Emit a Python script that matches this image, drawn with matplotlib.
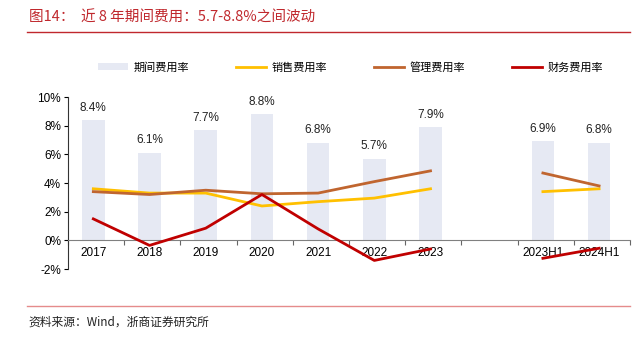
import numpy as np
import matplotlib.pyplot as plt
from matplotlib.patches import Patch
from matplotlib.lines import Line2D

plt.rcParams['font.family'] = ['Liberation Sans', 'Noto Sans CJK SC']

# 期间 / 销售 / 管理 / 财务 费用率 (%), 第 8 格留空隔开年度与半年度
categories = ['2017', '2018', '2019', '2020', '2021', '2022', '2023', '', '2023H1', '2024H1']
period_rate = [8.4, 6.1, 7.7, 8.8, 6.8, 5.7, 7.9, np.nan, 6.9, 6.8]
sales_rate = [3.6, 3.3, 3.3, 2.4, 2.7, 2.95, 3.6, np.nan, 3.4, 3.6]
admin_rate = [3.4, 3.2, 3.5, 3.25, 3.3, 4.1, 4.85, np.nan, 4.7, 3.8]
finance_rate = [1.5, -0.35, 0.85, 3.2, 0.8, -1.4, -0.6, np.nan, -1.25, -0.55]

bar_color = '#e6e9f3'
sales_color = '#ffc000'
admin_color = '#c0652f'
finance_color = '#c00000'
title_red = '#c0282d'
cjk = ['Noto Sans CJK SC', 'Liberation Sans']

fig = plt.figure(figsize=(6.43, 3.41), dpi=100)
ax = fig.add_axes([0.1058, 0.211, 0.874, 0.5044])

# spine position first: moving it resets the tick objects
for side in ['top', 'right']:
    ax.spines[side].set_visible(False)
ax.spines['bottom'].set_position(('data', 0))
ax.spines['bottom'].set_color('#808080')
ax.spines['left'].set_color('#333333')
ax.spines['left'].set_linewidth(0.8)

x = np.arange(len(categories))
ax.bar(x, period_rate, width=0.4, color=bar_color, zorder=1)
for xi, v in zip(x, period_rate):
    if not np.isnan(v):
        ax.text(xi, v + 0.45, f'{v:.1f}%', ha='center', va='bottom', fontsize=8.5, color='#222222')

ax.plot(x, sales_rate, color=sales_color, lw=2, zorder=3)
ax.plot(x, admin_rate, color=admin_color, lw=2, zorder=3)
ax.plot(x, finance_rate, color=finance_color, lw=2, zorder=3)

ax.set_xlim(-0.45, len(categories) - 0.45)
ax.set_ylim(-2, 10)
ax.set_yticks(range(-2, 11, 2))
ax.set_yticklabels([f'{t}%' for t in range(-2, 11, 2)])
ax.tick_params(axis='y', direction='out', length=3, width=0.8, pad=2, labelsize=8.5)

ax.set_xticks(x)
ax.set_xticklabels(categories)
ax.set_xticks(np.arange(len(categories) + 1) - 0.45, minor=True)
ax.tick_params(axis='x', which='major', length=0, pad=5, labelsize=8.5)
ax.tick_params(axis='x', which='minor', length=3.5, width=0.8, color='#666666', direction='out')

handles = [
    Patch(facecolor=bar_color, edgecolor='none'),
    Line2D([], [], color=sales_color, lw=2),
    Line2D([], [], color=admin_color, lw=2),
    Line2D([], [], color=finance_color, lw=2),
]
labels = ['期间费用率', '销售费用率', '管理费用率', '财务费用率']
fig.legend(handles, labels, loc='center', bbox_to_anchor=(0.545, 0.803), ncol=4,
           frameon=False, prop={'family': cjk, 'size': 8}, handlelength=2.7,
           handleheight=0.6, columnspacing=4.2, handletextpad=0.5)

fig.text(0.045, 0.948, '图14：  近 8 年期间费用：5.7-8.8%之间波动', fontsize=10.5,
         color=title_red, ha='left', va='center', family=cjk)
fig.add_artist(Line2D([0.042, 0.98], [0.905, 0.905], color=title_red, lw=1))
fig.add_artist(Line2D([0.042, 0.98], [0.103, 0.103], color='#e58b8b', lw=1))
fig.text(0.045, 0.055, '资料来源：Wind，浙商证券研究所', fontsize=8.5,
         color='#222222', ha='left', va='center', family=cjk)

fig.savefig('out.png', dpi=100)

> **EXERCISE DESCRIPTION**
The listing above needs to be output again exactly. Don't include the pictures.

> **SOLUTION**
Emit a Python script that matches this image, drawn with matplotlib.
import numpy as np
import matplotlib.pyplot as plt
from matplotlib.patches import Patch
from matplotlib.lines import Line2D

plt.rcParams['font.family'] = ['Liberation Sans', 'Noto Sans CJK SC']

# 期间 / 销售 / 管理 / 财务 费用率 (%), 第 8 格留空隔开年度与半年度
categories = ['2017', '2018', '2019', '2020', '2021', '2022', '2023', '', '2023H1', '2024H1']
period_rate = [8.4, 6.1, 7.7, 8.8, 6.8, 5.7, 7.9, np.nan, 6.9, 6.8]
sales_rate = [3.6, 3.3, 3.3, 2.4, 2.7, 2.95, 3.6, np.nan, 3.4, 3.6]
admin_rate = [3.4, 3.2, 3.5, 3.25, 3.3, 4.1, 4.85, np.nan, 4.7, 3.8]
finance_rate = [1.5, -0.35, 0.85, 3.2, 0.8, -1.4, -0.6, np.nan, -1.25, -0.55]

bar_color = '#e6e9f3'
sales_color = '#ffc000'
admin_color = '#c0652f'
finance_color = '#c00000'
title_red = '#c0282d'
cjk = ['Noto Sans CJK SC', 'Liberation Sans']

fig = plt.figure(figsize=(6.43, 3.41), dpi=100)
ax = fig.add_axes([0.1058, 0.211, 0.874, 0.5044])

# spine position first: moving it resets the tick objects
for side in ['top', 'right']:
    ax.spines[side].set_visible(False)
ax.spines['bottom'].set_position(('data', 0))
ax.spines['bottom'].set_color('#808080')
ax.spines['left'].set_color('#333333')
ax.spines['left'].set_linewidth(0.8)

x = np.arange(len(categories))
ax.bar(x, period_rate, width=0.4, color=bar_color, zorder=1)
for xi, v in zip(x, period_rate):
    if not np.isnan(v):
        ax.text(xi, v + 0.45, f'{v:.1f}%', ha='center', va='bottom', fontsize=8.5, color='#222222')

ax.plot(x, sales_rate, color=sales_color, lw=2, zorder=3)
ax.plot(x, admin_rate, color=admin_color, lw=2, zorder=3)
ax.plot(x, finance_rate, color=finance_color, lw=2, zorder=3)

ax.set_xlim(-0.45, len(categories) - 0.45)
ax.set_ylim(-2, 10)
ax.set_yticks(range(-2, 11, 2))
ax.set_yticklabels([f'{t}%' for t in range(-2, 11, 2)])
ax.tick_params(axis='y', direction='out', length=3, width=0.8, pad=2, labelsize=8.5)

ax.set_xticks(x)
ax.set_xticklabels(categories)
ax.set_xticks(np.arange(len(categories) + 1) - 0.45, minor=True)
ax.tick_params(axis='x', which='major', length=0, pad=5, labelsize=8.5)
ax.tick_params(axis='x', which='minor', length=3.5, width=0.8, color='#666666', direction='out')

handles = [
    Patch(facecolor=bar_color, edgecolor='none'),
    Line2D([], [], color=sales_color, lw=2),
    Line2D([], [], color=admin_color, lw=2),
    Line2D([], [], color=finance_color, lw=2),
]
labels = ['期间费用率', '销售费用率', '管理费用率', '财务费用率']
fig.legend(handles, labels, loc='center', bbox_to_anchor=(0.545, 0.803), ncol=4,
           frameon=False, prop={'family': cjk, 'size': 8}, handlelength=2.7,
           handleheight=0.6, columnspacing=4.2, handletextpad=0.5)

fig.text(0.045, 0.948, '图14：  近 8 年期间费用：5.7-8.8%之间波动', fontsize=10.5,
         color=title_red, ha='left', va='center', family=cjk)
fig.add_artist(Line2D([0.042, 0.98], [0.905, 0.905], color=title_red, lw=1))
fig.add_artist(Line2D([0.042, 0.98], [0.103, 0.103], color='#e58b8b', lw=1))
fig.text(0.045, 0.055, '资料来源：Wind，浙商证券研究所', fontsize=8.5,
         color='#222222', ha='left', va='center', family=cjk)

fig.savefig('out.png', dpi=100)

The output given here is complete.